When Steve Rico's shot caromed off a maple on the par-3 14th hole, he walked up to the nearest tree trunk and started kicking it. He'd already sworn, stomped and had a testy exchange with the tournament gallery earlier in the round. Now he was just standing there, kicking a tree.
Golf was laying claim to yet another man's sanity.
True, this was disc golf, but its damaging effect on the psyche was no different from that of the traditional variety. Rico was one of 300 professional disc golfers who came to the Lehigh Valley in Pennsylvania in late July to compete in the 24th annual Pro Disc Golf World Championships. Conducted on four of the state's 31 disc golf courses, the tournament had drawn such disc golf greats as Dave Feldberg, Des Reading, Barry Schultz and Juliana Korver -- all household names, if you happen to live in a household where nicked discs hanging from your walls count as interior decorating.
PHOTO: NY TIMES
Invented in the mid-1970s, disc golf is regular golf's poor cousin. The top prize in the most competitive men's division at the Worlds was US$5,000 (each golfer paid a US$180 entrance fee, out of which the prize money was rationed), and the spectator galleries rarely swelled to more than half a dozen until the last day of the six-day tournament.
The sport is based on traditional golf (or ball golf, as practitioners of the disc game call it), in that players negotiate a 9-, 18- or 27-hole courses by using the fewest number of throws and tallying up their score at the end. A disc golf "hole" is actually a metal basket sitting halfway up a pole; from the top of it hang metal chains that provide a target for the thrower. A disc hitting the chains the right way will drop into the basket with a distinctive ching.
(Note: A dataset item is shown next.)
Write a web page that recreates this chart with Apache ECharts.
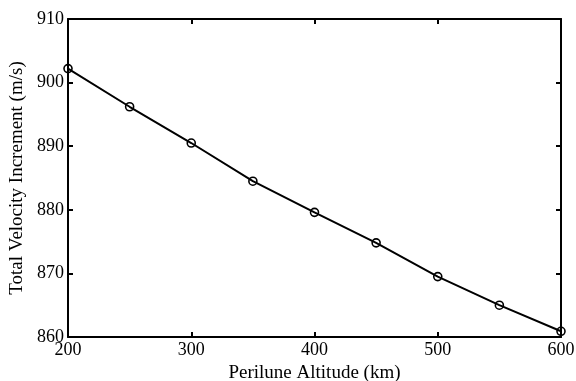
<!DOCTYPE html>
<html><head><meta charset="utf-8">
<script src="https://cdn.jsdelivr.net/npm/echarts@6/dist/echarts.min.js"></script>
<style>html,body{margin:0;padding:0;background:#fff}#c{width:576px;height:381px}</style>
</head><body><div id="c"></div>
<script>
const altitudes = [200, 250, 300, 350, 400, 450, 500, 550, 600];
const deltaV = [902.2, 896.2, 890.5, 884.5, 879.6, 874.8, 869.5, 865.0, 860.9];
const xTicks = [200, 300, 400, 500, 600];
const yTicks = [860, 870, 880, 890, 900, 910];
const xName = 'Perilune Altitude (km)';
const yName = 'Total Velocity Increment (m/s)';

const font = '"Liberation Serif", "Times New Roman", serif';
const chart = echarts.init(document.getElementById('c'), null, {renderer: 'canvas'});
const axisCommon = {
  axisLine: {show: true, onZero: false, lineStyle: {color: '#000', width: 2}},
  axisTick: {show: true, inside: true, length: 5, lineStyle: {color: '#000', width: 2}},
  splitLine: {show: false}
};
chart.setOption({
  animation: false,
  backgroundColor: '#fff',
  grid: {left: 68, right: 15, top: 19, bottom: 44, containLabel: false, outerBoundsMode: 'none'},
  xAxis: [
    Object.assign({type: 'value', min: xTicks[0], max: xTicks[xTicks.length-1], interval: 100,
      position: 'bottom', name: xName, nameLocation: 'middle', nameGap: 24,
      nameTextStyle: {fontFamily: font, fontSize: 19, color: '#000'},
      axisLabel: {fontFamily: font, fontSize: 18, color: '#000', margin: 4}}, axisCommon),
    Object.assign({type: 'value', min: xTicks[0], max: xTicks[xTicks.length-1], interval: 100,
      position: 'top', axisLabel: {show: false}}, axisCommon)
  ],
  yAxis: [
    Object.assign({type: 'value', min: yTicks[0], max: yTicks[yTicks.length-1], interval: 10,
      position: 'left', name: yName, nameLocation: 'middle', nameGap: 40,
      nameTextStyle: {fontFamily: font, fontSize: 19, color: '#000'},
      axisLabel: {fontFamily: font, fontSize: 18, color: '#000', margin: 4}}, axisCommon),
    Object.assign({type: 'value', min: yTicks[0], max: yTicks[yTicks.length-1], interval: 10,
      position: 'right', axisLabel: {show: false}}, axisCommon)
  ],
  series: [{
    type: 'line',
    data: altitudes.map((a, i) => [a, deltaV[i]]),
    symbol: 'circle', symbolSize: 8, showSymbol: true,
    lineStyle: {color: '#000', width: 2},
    itemStyle: {color: 'rgba(0,0,0,0)', borderColor: '#000', borderWidth: 1.6},
    z: 5, clip: false
  }]
});
</script></body></html>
In disc golf's infancy, lampposts, trees or other fixed objects were used as holes, but the invention of the basket by Ed Headrick "brought finality to each hole and professionalism to the sport," according to Jim Davis, known as Rocco, a Worlds tournament director. Headrick, the founder of formal disc golf and the designer of the "modern" Frisbee for Wham-O in 1964, is still a regular presence at disc golf courses -- his cremated remains were pressed into several thousand discs after his death three years ago.
Back at Nockamixon State Park, the most treacherous of the four Allentown-area courses being used for the Worlds this year, the 11-time world champion Ken Climo was peering down the fairway at a waving figure. "Is he giving us the all clear or is he going to the bathroom?" he asked. A few moments later, Climo gave a shrug and, with a hop-step off the rubber tee pad, launched his disc. "Cabbage!" he yelled as it veered off course and disappeared into the foliage. An errant shot into the woods is usually called "salad bar" by disc golfers, and is considered a good thing only when it becomes a "drive-through salad bar" by re-emerging safely and landing in the fairway, which Climo's shot decidedly did not.
Climo, a lanky, immensely broad-shouldered Floridian known simply as the Champ, has been a full-time disc golfer for 17 years, and with over US$260,000 in prize money, he is by far the career earnings leader. Sponsorships and bonus money paid by companies like the disc maker Innova double his yearly take. And yet being the greatest player ever to heave a golf disc is not unlike being the king of Tuvalu -- your subjects revere you, but the world at large is oblivious to your achievements.
"Sure I get frustrated at seeing all the off-the-wall sports that are televised, get the crowds and earn big money," Climo said. "Watching a bowling skills competition with a US$20,000 prize? Bass fishing? Come on."
Climo, who is among a small group of
players on the nine-month-long Pro Disc Golf Association tour, does what he can to promote the sport. In June, he and seven other golfers appeared at a Triple-A baseball game in Des Moines to hurl discs from home plate over the outfield fence.
"They first had a basket out in center field," Climo recalled, "and the announcer was saying, 'You think these people can throw it this far?' and everyone was yelling `No!' Then they backed it up to the warning track. `Do you think they can get it there now?' `No!' And we were just bombing them. A two-story building's down one line, and Dave Feldberg put one over the back fence and over that building. Out. Gone. The crowd was going wild."
Exactly how many people play disc golf recreationally is difficult to pin down. The Pro Disc Golf Association says it has 8,900 members and claims, perhaps optimistically, that 500,000 people play the sport regularly. According to the association's course directory (www.pdga.org), there are more than 1,600 courses in the US, with California's 93 leading the way.
Internationally, Sweden and Japan are vibrant outposts of disc golf, combining for more than a hundred courses. (Though he travels in anonymity Stateside, the pro player Dave Feldberg says that in Japan, "Mobs of people wait for us at the airport, yelling like we're rock stars.") The most remote is the nine-hole course at McMurdo Station, Antarctica, which, according to the official course description, features "ice, snow, drifts, heavy equipment and high winds." The most dangerous courses are probably the two that have just been set up on US military bases in Iraq.